Memasuki wilayah Hokeng, tampak Gunung Lewotobi Laki-laki berdiri kokoh dengan asap yang tak henti-hentinya keluar. " Ini relatif berkurang. Beberapa hari yang lalu, warga sekitar tak bisa tidur karena melihat api yang keluar dari gunung ini," celetuk Fr. Polce.
Mobil yang kami tumpangi menuju ke Posko Lewoingu melaju begitu kencang. Sesampainya di sana, para pengungsi sudah menunggu. Mereka mengenakan pakaian seadanya. Mereka tampak begitu antusias merayakan Ekaristi bersama para Frater Seminari Tinggi St. Paulus Ledalero dan JPIC SVD Ende.
Perayaan Ekaristi yang dipimpin oleh P. Ve Nahak ini berjalan khidmat. Tampak mata para lansia dan ibu-ibu berkaca-kaca ketika mendengar paduan suara dari Ledalero Choir. Beberapa di antaranya meneteskan air mata, karena tak kuasa menahan perih akibat kengerian bencana. Mereka juga merasa terharu sebab ini pengalaman yang tak bisa mereka lupakan; merayakan ekaristi di bawah tenda pengungsian.
Dalam khotbahnya Pater Nard meminta dua orang remaja putri, korban letusan Gunung Lewotobi Laki-laki membawakan sebuah puisi yang menggambarkan kesedihan mereka. …“bulan tak bersinar//matahari jadi gelap..,” demikian penggalan puisi yang mewakili kesedihan mereka.
Lebih lanjut, imam asal Eputobi tersebut memberikan penguatan dan harapan baru bagi para pengungsi. "Dalam kehancuran, Allah mengirim Malaikat Mikhael untuk menolong umat-Nya. Dalam situasi pedih ini, Allah mengutus banyak orang untuk menolong kita yang sedang berduka. Lewotobi dan kita sedang tidak baik-baik saja. Namun, Allah akan menjadikannya baik,” ungkapnya.

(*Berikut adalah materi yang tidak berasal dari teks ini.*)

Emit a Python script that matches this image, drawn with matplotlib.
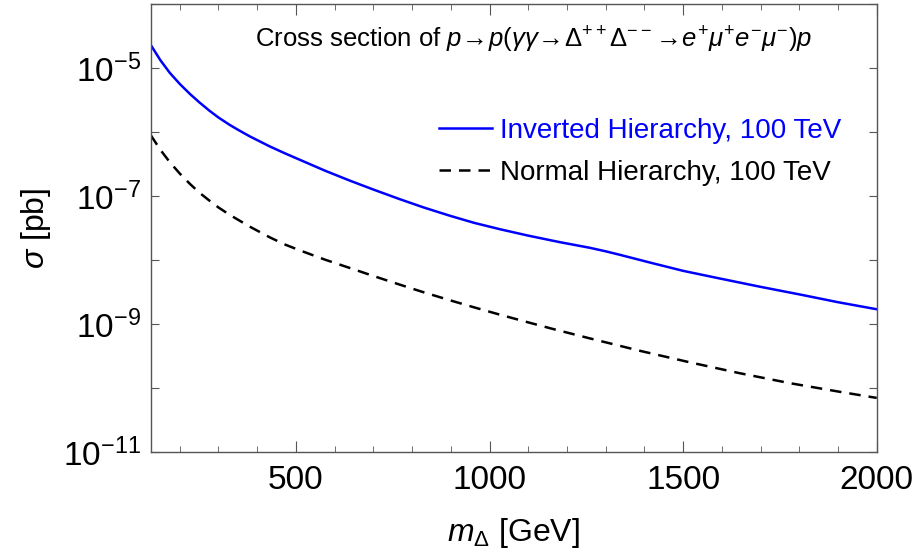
import numpy as np
import matplotlib
matplotlib.use("Agg")
import matplotlib.pyplot as plt
from matplotlib.ticker import FixedLocator, MultipleLocator, FuncFormatter

plt.rcParams['font.family'] = ['Liberation Sans', 'DejaVu Sans']
plt.rcParams['mathtext.fontset'] = 'custom'
plt.rcParams['mathtext.rm'] = 'Liberation Sans'
plt.rcParams['mathtext.it'] = 'Liberation Sans:italic'
plt.rcParams['mathtext.sf'] = 'Liberation Sans'

# values, log10(sigma / pb)
mass_ih = [125, 150, 174, 200, 226, 250, 277, 300, 329, 350, 381, 432, 470,
           510, 575, 639, 700, 768, 830, 898, 960, 1027, 1100, 1180, 1259,
           1300, 1337, 1414, 1500, 1595, 1700, 1802, 1900, 2000]
log_ih = [-4.64, -4.88, -5.075, -5.25, -5.405, -5.535, -5.67, -5.775, -5.89,
          -5.965, -6.07, -6.225, -6.33, -6.435, -6.605, -6.76, -6.90, -7.05,
          -7.18, -7.31, -7.42, -7.52, -7.62, -7.72, -7.81, -7.865, -7.92,
          -8.04, -8.17, -8.29, -8.42, -8.54, -8.66, -8.77]

mass_nh = [125, 150, 174, 200, 226, 250, 277, 300, 329, 350, 381, 432, 470,
           510, 575, 639, 700, 768, 830, 898, 960, 1027, 1100, 1165, 1259,
           1389, 1518, 1647, 1776, 1905, 2000]
log_nh = [-6.05, -6.28, -6.47, -6.65, -6.81, -6.945, -7.075, -7.18, -7.295,
          -7.37, -7.48, -7.645, -7.755, -7.85, -7.995, -8.125, -8.25, -8.385,
          -8.505, -8.63, -8.74, -8.855, -8.975, -9.08, -9.225, -9.42, -9.60,
          -9.77, -9.925, -10.06, -10.155]

sigma_ih = 10.0 ** np.array(log_ih)
sigma_nh = 10.0 ** np.array(log_nh)

fig = plt.figure(figsize=(9.19, 5.57), dpi=100)
ax = fig.add_axes([0.164, 0.1885, 0.79, 0.8045])

ax.plot(mass_ih, sigma_ih, color='#0000ff', lw=1.8, label='Inverted Hierarchy, 100 TeV')
ax.plot(mass_nh, sigma_nh, color='black', lw=1.8, ls=(0, (4.6, 3.2)),
        label='Normal Hierarchy, 100 TeV')

ax.set_yscale('log')
ax.set_xlim(125, 2000)
ax.set_ylim(1e-11, 1e-4)

# ticks: every decade, labels on odd exponents only
decades = [10.0 ** k for k in range(-11, -3)]
ax.yaxis.set_major_locator(FixedLocator(decades))
ax.yaxis.set_minor_locator(FixedLocator([]))

def ylab(v, pos):
    e = int(round(np.log10(v)))
    if e % 2 != 0:
        return r'$10^{%d}$' % e
    return ''

ax.yaxis.set_major_formatter(FuncFormatter(ylab))
ax.xaxis.set_major_locator(FixedLocator([500, 1000, 1500, 2000]))
ax.xaxis.set_minor_locator(MultipleLocator(100))

frame = '#555555'
for s in ax.spines.values():
    s.set_color(frame)
    s.set_linewidth(1.0)
ax.tick_params(which='both', direction='in', top=True, right=True, color=frame,
               labelsize=24)
ax.tick_params(axis='x', which='major', length=8, pad=9)
ax.tick_params(axis='x', which='minor', length=4.5)
ax.tick_params(axis='y', which='major', length=6, pad=7)

ax.set_xlabel(r'$m_{\Delta}$ [GeV]', fontsize=23, labelpad=15)
ax.set_ylabel(r'$\sigma$ [pb]', fontsize=23, labelpad=7)

ax.text(0.527, 0.92,
        r'Cross section of $p\!\rightarrow\! p(\gamma\gamma\!\rightarrow\!\Delta^{++}\Delta^{--}\!\rightarrow\! e^{+}\mu^{+}e^{-}\mu^{-})p$',
        transform=ax.transAxes, ha='center', va='center', fontsize=18.5)

leg = ax.legend(loc='upper right', bbox_to_anchor=(0.951, 0.745), frameon=False,
                fontsize=20, handlelength=1.9, handletextpad=0.3,
                labelspacing=0.56, borderpad=0, borderaxespad=0)
for txt, line in zip(leg.get_texts(), leg.get_lines()):
    txt.set_color(line.get_color())

fig.savefig('out.png', dpi=100)
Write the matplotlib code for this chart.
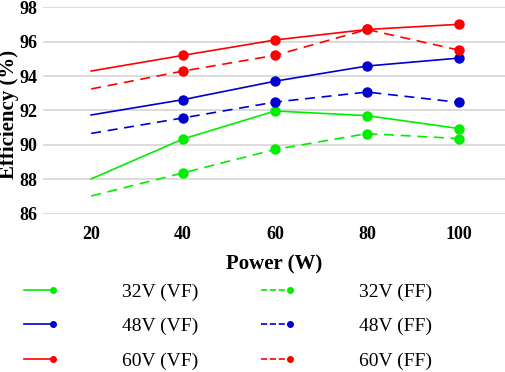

Setelah perayaan Ekaristi, kegiatan dilanjutkan dengan trauma healing. Kegiatan ini dikhususkan bagi para korban. Para Frater yang ditugaskan terlihat begitu antusias mendengar secara langsung suka dan duka mereka selama situasi gunung meletus. Dengan mendengarkan cerita dan ungkapan isi hati mereka, ternyata dapat membantu melegakan duka mereka dalam menghadapi situasi ini. Mama Monika Ema dengan sedih menceritakan bagaimana ngerinya situasi pada malam terjadinya letusan.
Baca Juga:
“Saya tidak tahu harus buat apa. Letusan terjadi tepat pukul 00.00 WITA dan pada saat itu kami sekeluarga sedang tertidur pulas. Listrik padam, jaringan hilang, debu dan kerikil berjatuhan seperti hujan, saya berlari menyelamatkan diri bersama anak-anak dan suami. Kami berlari dalam gelap bermodalkan senter hp, berjuang menyelamatkan diri sampai akhirnya kendaraan Basarnas tiba dan menjemput kami,” turur Mama Monika penuh lirih.
Aksi kemanusiaan dari JPIC SVD Ende dan Komunitas Seminari Tinggi St. Paulus Ledalero ini mendapat kesan baik dari para pengungsi. Kehadiran para Frater membawa misi kemanusiaan dan menumbuhkan harapan baru di tengah penderitaan yang dialami. Para pengungsi merasa sangat diperhatikan bukan hanya kebutuhan jasmani tapi juga rohani.
“Terima kasih banyak Frater karena sudah datang jauh-jauh untuk hibur kami. Kedatangan kalian semua menguatkan kami dalam situasi duka ini. Kami bersyukur karena begitu banyak yang perhatikan kami. Jangan lupa datang lagi karena kami di sini sampai tanggal 31 Desember 2024. Kami akan merayakan Natal di sini, di Posko Lewoingu. Mari datang dan rayakan Natal bersama kami jika sempat,” pesan Mama Lusia Suli Ipir, penuh harap.
Perjalan dari Ledalero ke tenda pengungsian ini membekaskan banyak hal. Satu hal yang pasti, kenangan manis tentang tempat dan peristiwa ini selalu segar dalam ingatan kami. Semoga lekas pulih, lekas membaik.